Turks Press Germany For Citizen Rights, Police Protection

AFTERMATH OF ARSON

SINCE the arson attack that killed five Turks in the west German town of Solingen last weekend, "I get shivers up and down my spine," says Jasemin Karakasoglu.

"I live in an apartment house with other foreigners" that is easily recognizable as such to anyone who might observe the house, the Turkish woman explains anxiously. "I live on the top floor..." she trails off, an obvious reference to the Solingen blaze that had been set in the staircase, blocking the escape route.

The Solingen murders, thought by officials to have a right extremist motivation, have awakened fear, rage, and despair in the 1.7 million Turks in Germany, by far the country's largest minority. Five hate crimes occur per day in Germany.

Yesterday, the federal prosecutor's office announced that the arson may have been committed solely by a 16-year-old, now in police custody. On June 1, the office sent out descriptions of four suspected accomplices, but later withdrew them after discovering that the youth had falsely implicated those people.

Five days after the deaths, Turks were still holding a vigil outside the charred house, demonstrating throughout Germany, and demanding more police protection. "We thought that after Molln [the German town where three Turks died last November in a neo-Nazi firebombing], the extremist murders would stop. But nothing has changed," says Ms. Karakasoglu, who works at the Center for Turkish Studies in Essen.

Turkish extremist groups and young German anarchists have also rioted in Solingen, rampaging through the downtown area and smashing windows in stores, banks, and restaurants. In a joint statement issued June 1, German Chancellor Helmut Kohl and interim leader of the opposition Social Democrats, Johannes Rau, warned against vigilante justice. "We must prevent injustice causing more injustice," they said.

The police reported that Solingen, after two nights of rioting, saw only minor unrest Tuesday night. But law enforcement officials are still wary of the 35,000 Turks in Germany who belong to extremist groups and who could be out for revenge.

Both the Molln and Solingen firebombings have left Turks feeling vulnerable. They are demanding more protection, such as police being assigned to regular beats in Turkish areas.

"You can't protect every Turk in Germany," admits Halit Celikbudak, a journalist at Hurriyet International, the largest Turkish newspaper in Germany.

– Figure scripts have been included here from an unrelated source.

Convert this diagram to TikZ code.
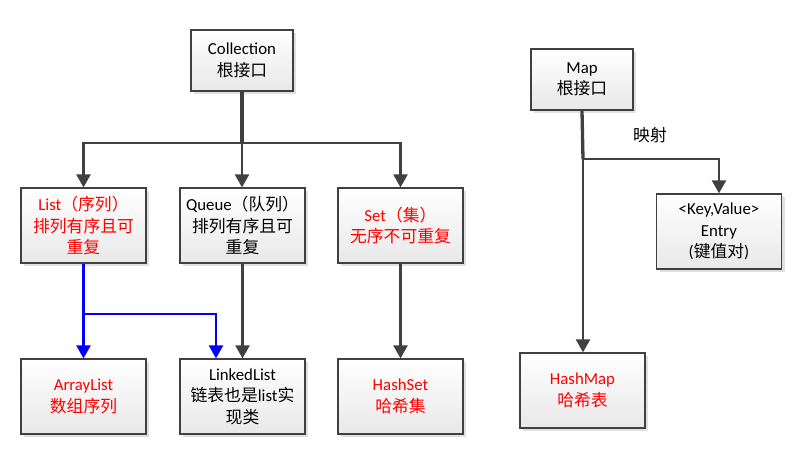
\documentclass[tikz,border=0pt]{standalone}
\usepackage{fontspec}
\setmainfont{Carlito}
\newfontfamily\zhfont{Noto Sans CJK SC}
\newcommand{\zh}[1]{{\zhfont #1}}
\usetikzlibrary{arrows.meta,shadows,calc}
\definecolor{linegray}{HTML}{404040}
\definecolor{txtred}{HTML}{FF0000}
\tikzset{
  box/.style={draw=linegray, line width=1.2pt, top color=white, bottom color=black!9,
    align=center, inner sep=2pt, font=\fontsize{16.8}{21.5}\selectfont,
    drop shadow={shadow xshift=3pt, shadow yshift=-3pt, fill=black!12, opacity=1},
    minimum width=125pt, minimum height=75pt},
  rootbox/.style={box, minimum width=102pt, minimum height=61pt},
  redtext/.style={text=txtred},
  conn/.style={draw=linegray, line width=2.3pt},
  trunk/.style={draw=linegray, line width=3.3pt},
  arr/.style={-{Triangle[width=14pt,length=13pt]}},
  blueconn/.style={draw=blue, line width=2.3pt},
  lbl/.style={font=\fontsize{16.8}{21.5}\selectfont}
}
\begin{document}
\begin{tikzpicture}[x=1pt,y=-1pt]
\useasboundingbox (0,0) rectangle (809,455);
% nodes
\node[rootbox] (collection) at (242,60.5) {Collection\\\zh{根接口}};
\node[rootbox] (map) at (582,79.5) {Map\\\zh{根接口}};
\node[box,redtext] (list) at (83.5,225.5) {List\zh{（序列）}\\\zh{排列有序且可}\\\zh{重复}};
\node[box] (queue) at (242.5,225.5) {Queue\zh{（队列）}\\\zh{排列有序且可}\\\zh{重复}};
\node[box,redtext] (set) at (400.5,225.5) {Set\zh{（集）}\\\zh{无序不可重复}};
\node[box,redtext] (arraylist) at (83.5,396.5) {ArrayList\\\zh{数组序列}};
\node[box] (linkedlist) at (242.5,396.5) {LinkedList\\\zh{链表也是}list\zh{实}\\\zh{现类}};
\node[box,redtext] (hashset) at (400.5,396.5) {HashSet\\\zh{哈希集}};
\node[box] (entry) at (719,231.5) {<Key,Value>\\Entry\\(\zh{键值对})};
\node[box,redtext] (hashmap) at (582.5,390.5) {HashMap\\\zh{哈希表}};
\node[lbl] (yingshe) at (650,135) {\zh{映射}};
% junctions
\coordinate (cj) at (242,143);
\coordinate (mj) at (583,159);
\coordinate (bj) at (84,314);
\coordinate (lltarget) at ($(linkedlist.north)+(-26.5,0)$);
% connectors
\draw[trunk] (collection.south) -- (cj);
\draw[conn,arr] (cj) -| (list.north);
\draw[conn,arr] (cj) -| (set.north);
\draw[conn,arr] (cj) -- (cj |- queue.north);
\draw[trunk] (map.south) -- (mj);
\draw[conn,arr] (mj) -- (mj |- hashmap.north);
\draw[conn,arr] (mj) -| (entry.north);
\draw[conn,arr] (queue.south) -- (linkedlist.north);
\draw[conn,arr] (set.south) -- (hashset.north);
\draw[blueconn,arr] (list.south) -- (arraylist.north);
\draw[blueconn,arr] (bj) -| (lltarget);
\end{tikzpicture}
\end{document}
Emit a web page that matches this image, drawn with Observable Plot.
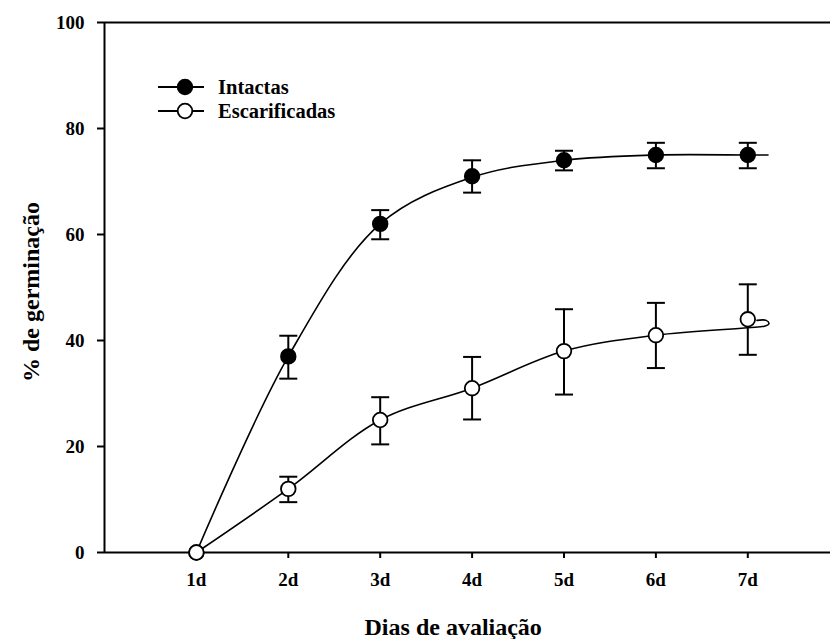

The Germans can, however, hand out harsher sentences to convicted neo-Nazis and extremist skinheads, he says, and treat the Turkish murders as genocide, which carries an automatic sentence of life imprisonment.

The Solingen case has also reignited the debate of Germany's immigration and naturalization policy. For the most part, German citizenship is granted only to people of German ancestry.

But considering that Turks have lived in Germany for 30-plus years, with new generations being born and raised here, Turks are demanding dual citizenship (Turkish and German) and the right to vote in local elections. Their demands are backed by some key German politicians and the Turkish government.

Last week, before the Solingen incident, Chancellor Kohl suggested that Turks and other foreigners born in Germany be granted dual citizenship for a period of five years, after which they must choose one or the other. Turks say that suggestion would be insufficient.

Kohl is also under fire for not attending the funeral service of the Solingen victims planned for today in a Cologne mosque. Foreign Minister Klaus Kinkel, Interior Minister Rudolf Seiters, and President Richard von Weizsacker will be present.

Meanwhile, an extraordinary meeting of the Bundestag's interior committee has been called for tomorrow to take up the issues surrounding Solingen. Lawmakers are also pushing to pass legislation awarding compensation to foreign victims of hate crimes in Germany before the parliament recesses for its summer break.